Die zur Gänze unbegründete Nichtigkeitsbeschwerde war daher zu verwerfen.

Das Erstgericht verurteilte den Angeklagten nach § 9 Abs 1 MilStG unter Anwendung des § 28 StGB zu einer Freiheitsstrafe in der Dauer von 8 (acht) Monaten. Dabei wertete es als erschwerend das Zusammentreffen eines Verbrechens mit zwei Vergehen und die Vorstrafenbelastung, als mildernd hingegen das Geständnis, das Alter unter 21 Jahren, die Sicherstellung der Diebsbeute und die Alkoholisierung bei der Körperverletzung und beim Diebstahl. Mit seiner Berufung strebt der Angeklagte die Herabsetzung der Strafe (unter Anwendung des § 41 StGB) und die Gewährung bedingter Strafnachsicht an.

Der Berufung kommt in keiner Richtung hin Berechtigung zu. Das Erstgericht hat die Strafzumessungsgründe im wesentlichen zutreffend festgestellt und auch entsprechend gewürdigt; zu berichtigen ist lediglich, daß mangels Vorliegens der Voraussetzungen des § 35 StGB die Begehung der Körperverletzung und des Diebstahls in alkoholisiertem Zustand nicht mildernd wirkt. Von einer besonderen Unbesonnenheit bei Begehung der strafbaren Handlungen, wie sie der Berufungswerber ins Treffen führt, kann nicht gesprochen werden, die (objektive) Schadensgutmachung beim Diebstahl wurde ohnedies als mildernd berücksichtigt und der Umstand, daß der Angeklagte wesentlich zur Wahrheitsfindung beigetragen hat, wird bereits vom Milderungsgrund des Geständnisses erfaßt. Die insoweit behaupteten zusätzlichen Milderungsgründe liegen mithin nicht vor. Auch wenn (zusätzlich) berücksichtigt wird, daß der Angeklagte aus Furcht vor Disziplinarbestrafungen vom Bundesheer desertiert ist, so entspricht dennoch das vom Erstgericht gefundene Strafmaß unter Würdigung aller für die Strafbemessung bedeutsamen Umstände der Tatschuld und der Täterpersönlichkeit des Angeklagten, weshalb eine Reduzierung der Strafe nicht in Betracht kam.
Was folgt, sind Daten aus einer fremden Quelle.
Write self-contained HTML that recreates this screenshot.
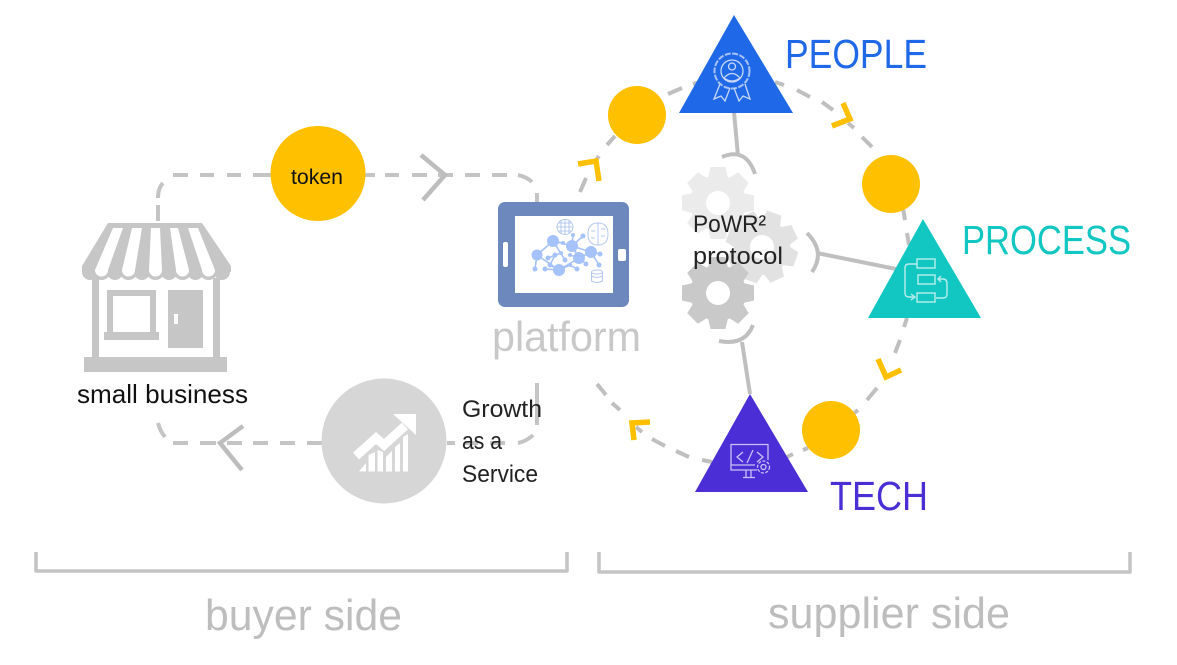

Von - wie der Berufungswerber meint - unangemessen strengen Strafdrohungen des (aus dem Jahre 1970 stammenden) MilStG kann, was am Rande vermerkt sei, keine Rede sein.

Was das Begehren um Gewährung bedingter Strafnachsicht betrifft, so steht der angestrebten Rechtswohltat schon das getrübte Vorleben des Angeklagten entgegen.

Mithin war der Berufung zur Gänze ein Folge zu versagen. Die Kostenentscheidung fußt auf der bezogenen Gesetzesstelle.